-- begin DATA BLOCK --

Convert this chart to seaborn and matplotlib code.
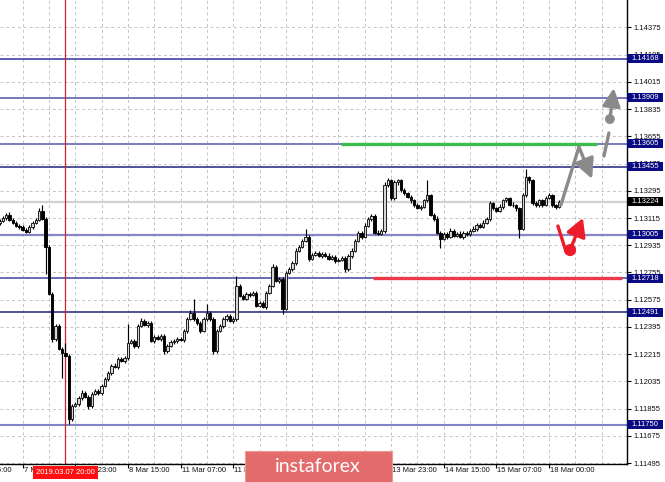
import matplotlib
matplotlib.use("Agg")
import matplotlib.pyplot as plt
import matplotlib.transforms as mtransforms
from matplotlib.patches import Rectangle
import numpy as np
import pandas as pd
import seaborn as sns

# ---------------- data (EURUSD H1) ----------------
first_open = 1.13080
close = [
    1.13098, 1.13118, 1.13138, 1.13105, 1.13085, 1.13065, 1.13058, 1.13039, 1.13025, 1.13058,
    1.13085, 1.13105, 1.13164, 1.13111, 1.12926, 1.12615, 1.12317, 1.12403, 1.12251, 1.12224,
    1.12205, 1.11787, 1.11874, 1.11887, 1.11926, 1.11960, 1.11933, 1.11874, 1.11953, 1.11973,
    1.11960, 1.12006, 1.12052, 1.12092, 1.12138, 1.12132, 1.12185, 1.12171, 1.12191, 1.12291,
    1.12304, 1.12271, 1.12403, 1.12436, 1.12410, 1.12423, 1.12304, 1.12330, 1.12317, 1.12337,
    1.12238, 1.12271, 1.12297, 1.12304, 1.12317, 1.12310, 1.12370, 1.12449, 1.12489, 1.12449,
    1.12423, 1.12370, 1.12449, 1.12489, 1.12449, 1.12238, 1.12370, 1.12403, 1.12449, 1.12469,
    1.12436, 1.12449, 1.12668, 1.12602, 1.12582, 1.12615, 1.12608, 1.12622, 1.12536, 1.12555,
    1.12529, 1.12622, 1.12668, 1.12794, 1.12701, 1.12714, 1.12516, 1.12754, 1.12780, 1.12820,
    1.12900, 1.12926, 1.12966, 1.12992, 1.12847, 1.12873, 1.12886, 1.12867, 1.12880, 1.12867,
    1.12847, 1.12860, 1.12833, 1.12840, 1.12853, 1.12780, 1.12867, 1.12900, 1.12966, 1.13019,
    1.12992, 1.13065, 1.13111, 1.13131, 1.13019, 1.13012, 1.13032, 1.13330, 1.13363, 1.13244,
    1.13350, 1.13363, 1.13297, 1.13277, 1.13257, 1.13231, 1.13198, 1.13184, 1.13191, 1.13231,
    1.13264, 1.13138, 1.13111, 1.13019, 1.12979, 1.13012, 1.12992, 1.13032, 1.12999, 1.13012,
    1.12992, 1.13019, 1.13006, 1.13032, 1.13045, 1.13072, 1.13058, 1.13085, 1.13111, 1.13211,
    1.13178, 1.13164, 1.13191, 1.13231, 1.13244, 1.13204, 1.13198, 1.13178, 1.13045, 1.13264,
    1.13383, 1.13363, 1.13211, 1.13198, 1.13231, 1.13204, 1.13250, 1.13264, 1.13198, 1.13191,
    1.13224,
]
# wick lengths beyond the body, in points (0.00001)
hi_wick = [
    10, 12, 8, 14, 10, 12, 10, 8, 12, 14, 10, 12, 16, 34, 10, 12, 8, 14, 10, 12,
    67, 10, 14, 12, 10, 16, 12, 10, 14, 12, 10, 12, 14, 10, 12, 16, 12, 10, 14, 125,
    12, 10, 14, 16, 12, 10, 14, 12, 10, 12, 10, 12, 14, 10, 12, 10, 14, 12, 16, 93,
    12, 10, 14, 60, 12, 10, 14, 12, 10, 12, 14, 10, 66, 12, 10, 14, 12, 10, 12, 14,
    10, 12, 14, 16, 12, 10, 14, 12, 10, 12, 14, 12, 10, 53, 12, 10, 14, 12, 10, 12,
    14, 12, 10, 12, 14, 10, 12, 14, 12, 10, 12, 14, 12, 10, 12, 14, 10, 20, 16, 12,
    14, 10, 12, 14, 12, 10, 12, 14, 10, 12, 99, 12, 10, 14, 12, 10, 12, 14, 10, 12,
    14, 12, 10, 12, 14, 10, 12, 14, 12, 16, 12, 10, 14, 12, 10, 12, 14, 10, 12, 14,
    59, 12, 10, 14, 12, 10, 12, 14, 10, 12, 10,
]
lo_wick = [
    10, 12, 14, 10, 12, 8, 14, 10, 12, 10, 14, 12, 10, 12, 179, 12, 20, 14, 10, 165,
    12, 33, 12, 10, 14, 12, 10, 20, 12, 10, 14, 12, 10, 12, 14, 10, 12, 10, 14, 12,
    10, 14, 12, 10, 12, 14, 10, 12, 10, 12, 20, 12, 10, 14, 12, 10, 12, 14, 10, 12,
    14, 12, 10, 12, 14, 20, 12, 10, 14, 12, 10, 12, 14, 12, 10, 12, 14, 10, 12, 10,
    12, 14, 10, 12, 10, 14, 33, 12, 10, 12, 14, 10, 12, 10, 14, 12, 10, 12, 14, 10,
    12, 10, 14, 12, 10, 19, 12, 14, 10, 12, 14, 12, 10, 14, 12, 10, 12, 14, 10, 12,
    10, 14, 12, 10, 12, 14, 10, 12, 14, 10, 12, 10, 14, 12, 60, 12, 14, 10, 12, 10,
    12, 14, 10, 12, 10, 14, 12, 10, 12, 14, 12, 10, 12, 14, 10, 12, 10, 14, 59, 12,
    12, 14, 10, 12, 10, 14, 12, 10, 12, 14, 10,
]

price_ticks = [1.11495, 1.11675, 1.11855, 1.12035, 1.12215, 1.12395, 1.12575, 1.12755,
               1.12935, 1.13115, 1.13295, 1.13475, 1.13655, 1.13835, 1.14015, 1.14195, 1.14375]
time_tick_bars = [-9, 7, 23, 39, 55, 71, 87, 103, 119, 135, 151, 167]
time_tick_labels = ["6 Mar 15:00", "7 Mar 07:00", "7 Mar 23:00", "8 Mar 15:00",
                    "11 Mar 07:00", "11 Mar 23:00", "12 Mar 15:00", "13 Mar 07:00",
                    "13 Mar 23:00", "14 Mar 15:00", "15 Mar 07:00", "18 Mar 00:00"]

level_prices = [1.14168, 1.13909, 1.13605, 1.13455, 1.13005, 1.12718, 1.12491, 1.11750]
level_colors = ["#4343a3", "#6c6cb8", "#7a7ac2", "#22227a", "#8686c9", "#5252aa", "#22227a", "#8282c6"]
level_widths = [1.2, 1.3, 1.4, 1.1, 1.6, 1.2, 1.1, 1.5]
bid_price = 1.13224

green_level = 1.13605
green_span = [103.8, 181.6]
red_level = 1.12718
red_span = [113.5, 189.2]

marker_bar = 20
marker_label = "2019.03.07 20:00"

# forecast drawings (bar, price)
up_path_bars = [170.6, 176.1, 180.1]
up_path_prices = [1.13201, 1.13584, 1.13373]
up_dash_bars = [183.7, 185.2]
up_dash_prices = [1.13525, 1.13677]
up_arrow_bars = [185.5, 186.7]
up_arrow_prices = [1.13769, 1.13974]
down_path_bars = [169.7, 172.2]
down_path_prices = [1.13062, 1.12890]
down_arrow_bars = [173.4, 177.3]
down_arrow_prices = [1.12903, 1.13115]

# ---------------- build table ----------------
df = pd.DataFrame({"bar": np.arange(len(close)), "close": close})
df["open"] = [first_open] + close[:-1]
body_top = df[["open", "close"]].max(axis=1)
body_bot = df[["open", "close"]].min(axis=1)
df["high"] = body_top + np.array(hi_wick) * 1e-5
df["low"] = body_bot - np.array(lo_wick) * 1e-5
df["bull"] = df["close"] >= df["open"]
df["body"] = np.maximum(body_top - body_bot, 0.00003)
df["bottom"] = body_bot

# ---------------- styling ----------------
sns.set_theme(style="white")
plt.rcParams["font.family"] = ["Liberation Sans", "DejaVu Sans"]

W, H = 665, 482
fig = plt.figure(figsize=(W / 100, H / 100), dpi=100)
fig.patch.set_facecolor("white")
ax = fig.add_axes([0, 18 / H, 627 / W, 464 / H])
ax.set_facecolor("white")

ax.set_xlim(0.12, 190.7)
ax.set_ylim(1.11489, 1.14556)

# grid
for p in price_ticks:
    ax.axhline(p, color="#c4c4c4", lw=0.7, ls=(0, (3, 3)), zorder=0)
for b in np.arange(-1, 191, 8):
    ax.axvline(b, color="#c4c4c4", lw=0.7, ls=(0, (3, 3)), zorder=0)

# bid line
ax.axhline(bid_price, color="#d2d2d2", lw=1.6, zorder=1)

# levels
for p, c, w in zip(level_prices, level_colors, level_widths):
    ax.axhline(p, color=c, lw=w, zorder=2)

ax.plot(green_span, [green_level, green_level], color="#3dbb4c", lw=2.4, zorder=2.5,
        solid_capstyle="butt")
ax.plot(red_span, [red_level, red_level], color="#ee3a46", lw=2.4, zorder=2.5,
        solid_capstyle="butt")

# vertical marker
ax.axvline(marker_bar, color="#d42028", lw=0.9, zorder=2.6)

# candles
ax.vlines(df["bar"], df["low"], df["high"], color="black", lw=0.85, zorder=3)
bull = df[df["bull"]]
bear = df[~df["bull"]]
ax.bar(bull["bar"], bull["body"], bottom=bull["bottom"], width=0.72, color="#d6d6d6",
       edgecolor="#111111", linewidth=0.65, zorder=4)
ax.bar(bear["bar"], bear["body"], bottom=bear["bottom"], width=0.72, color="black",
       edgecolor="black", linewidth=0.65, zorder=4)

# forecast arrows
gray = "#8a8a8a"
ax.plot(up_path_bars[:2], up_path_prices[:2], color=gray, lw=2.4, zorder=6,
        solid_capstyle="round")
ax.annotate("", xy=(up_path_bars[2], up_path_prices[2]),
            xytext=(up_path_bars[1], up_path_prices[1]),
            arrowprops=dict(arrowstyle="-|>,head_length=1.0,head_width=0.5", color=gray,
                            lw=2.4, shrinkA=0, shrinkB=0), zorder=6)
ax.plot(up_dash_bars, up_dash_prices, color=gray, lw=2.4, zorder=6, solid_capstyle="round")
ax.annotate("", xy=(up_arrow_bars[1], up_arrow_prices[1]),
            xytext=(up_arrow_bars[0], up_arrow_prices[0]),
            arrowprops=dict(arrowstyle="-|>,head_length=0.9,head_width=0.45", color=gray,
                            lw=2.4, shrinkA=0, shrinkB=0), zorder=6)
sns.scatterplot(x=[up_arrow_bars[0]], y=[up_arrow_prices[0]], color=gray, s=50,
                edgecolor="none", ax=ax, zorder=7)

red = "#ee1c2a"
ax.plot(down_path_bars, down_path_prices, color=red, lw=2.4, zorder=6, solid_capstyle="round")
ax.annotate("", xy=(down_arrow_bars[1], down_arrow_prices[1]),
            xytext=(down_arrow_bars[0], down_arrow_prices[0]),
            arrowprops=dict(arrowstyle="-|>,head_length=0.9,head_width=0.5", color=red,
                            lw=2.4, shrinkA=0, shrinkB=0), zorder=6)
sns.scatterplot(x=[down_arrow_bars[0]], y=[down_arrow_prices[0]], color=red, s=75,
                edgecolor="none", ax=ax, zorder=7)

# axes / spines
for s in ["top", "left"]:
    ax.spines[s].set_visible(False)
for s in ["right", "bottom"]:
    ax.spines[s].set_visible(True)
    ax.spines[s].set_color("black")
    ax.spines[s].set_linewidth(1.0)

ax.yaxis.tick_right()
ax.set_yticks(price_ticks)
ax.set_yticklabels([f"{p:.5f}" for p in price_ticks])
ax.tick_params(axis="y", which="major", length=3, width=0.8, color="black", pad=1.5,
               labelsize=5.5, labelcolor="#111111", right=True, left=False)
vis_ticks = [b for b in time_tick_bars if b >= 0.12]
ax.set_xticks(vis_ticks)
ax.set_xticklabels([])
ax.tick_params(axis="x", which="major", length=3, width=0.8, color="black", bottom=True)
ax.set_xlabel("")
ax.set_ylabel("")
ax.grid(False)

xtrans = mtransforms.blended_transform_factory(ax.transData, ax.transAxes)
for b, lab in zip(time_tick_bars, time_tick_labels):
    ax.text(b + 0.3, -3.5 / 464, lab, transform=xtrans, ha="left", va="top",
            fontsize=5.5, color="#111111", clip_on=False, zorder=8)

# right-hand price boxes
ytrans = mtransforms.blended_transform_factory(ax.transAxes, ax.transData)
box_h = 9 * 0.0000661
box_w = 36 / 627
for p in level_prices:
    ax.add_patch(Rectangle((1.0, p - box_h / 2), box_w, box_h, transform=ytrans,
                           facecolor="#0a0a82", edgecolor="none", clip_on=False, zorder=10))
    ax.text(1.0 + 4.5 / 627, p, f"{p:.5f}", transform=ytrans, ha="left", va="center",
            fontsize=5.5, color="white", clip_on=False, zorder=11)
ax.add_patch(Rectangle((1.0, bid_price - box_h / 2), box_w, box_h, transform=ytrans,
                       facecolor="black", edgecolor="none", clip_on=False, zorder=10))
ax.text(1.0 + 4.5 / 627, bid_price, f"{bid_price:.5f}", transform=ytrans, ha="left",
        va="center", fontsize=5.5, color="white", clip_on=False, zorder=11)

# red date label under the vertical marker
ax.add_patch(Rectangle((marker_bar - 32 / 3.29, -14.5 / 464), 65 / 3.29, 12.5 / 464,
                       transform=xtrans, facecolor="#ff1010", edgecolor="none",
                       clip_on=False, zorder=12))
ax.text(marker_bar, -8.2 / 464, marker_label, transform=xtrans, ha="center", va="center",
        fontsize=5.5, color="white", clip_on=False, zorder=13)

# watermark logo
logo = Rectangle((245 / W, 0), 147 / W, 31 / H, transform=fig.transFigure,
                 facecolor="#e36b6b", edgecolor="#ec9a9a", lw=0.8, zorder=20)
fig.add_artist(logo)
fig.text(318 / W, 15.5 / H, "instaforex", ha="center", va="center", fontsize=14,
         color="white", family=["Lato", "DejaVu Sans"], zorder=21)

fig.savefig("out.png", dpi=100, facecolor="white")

-- end DATA BLOCK --

[EXERCISE DETAILS] Each line from the top of the material through the line containing "import seaborn as sns" should be reproduced exactly; please drop any images.

[WRITTEN REPLY]
Convert this chart to seaborn and matplotlib code.
import matplotlib
matplotlib.use("Agg")
import matplotlib.pyplot as plt
import matplotlib.transforms as mtransforms
from matplotlib.patches import Rectangle
import numpy as np
import pandas as pd
import seaborn as sns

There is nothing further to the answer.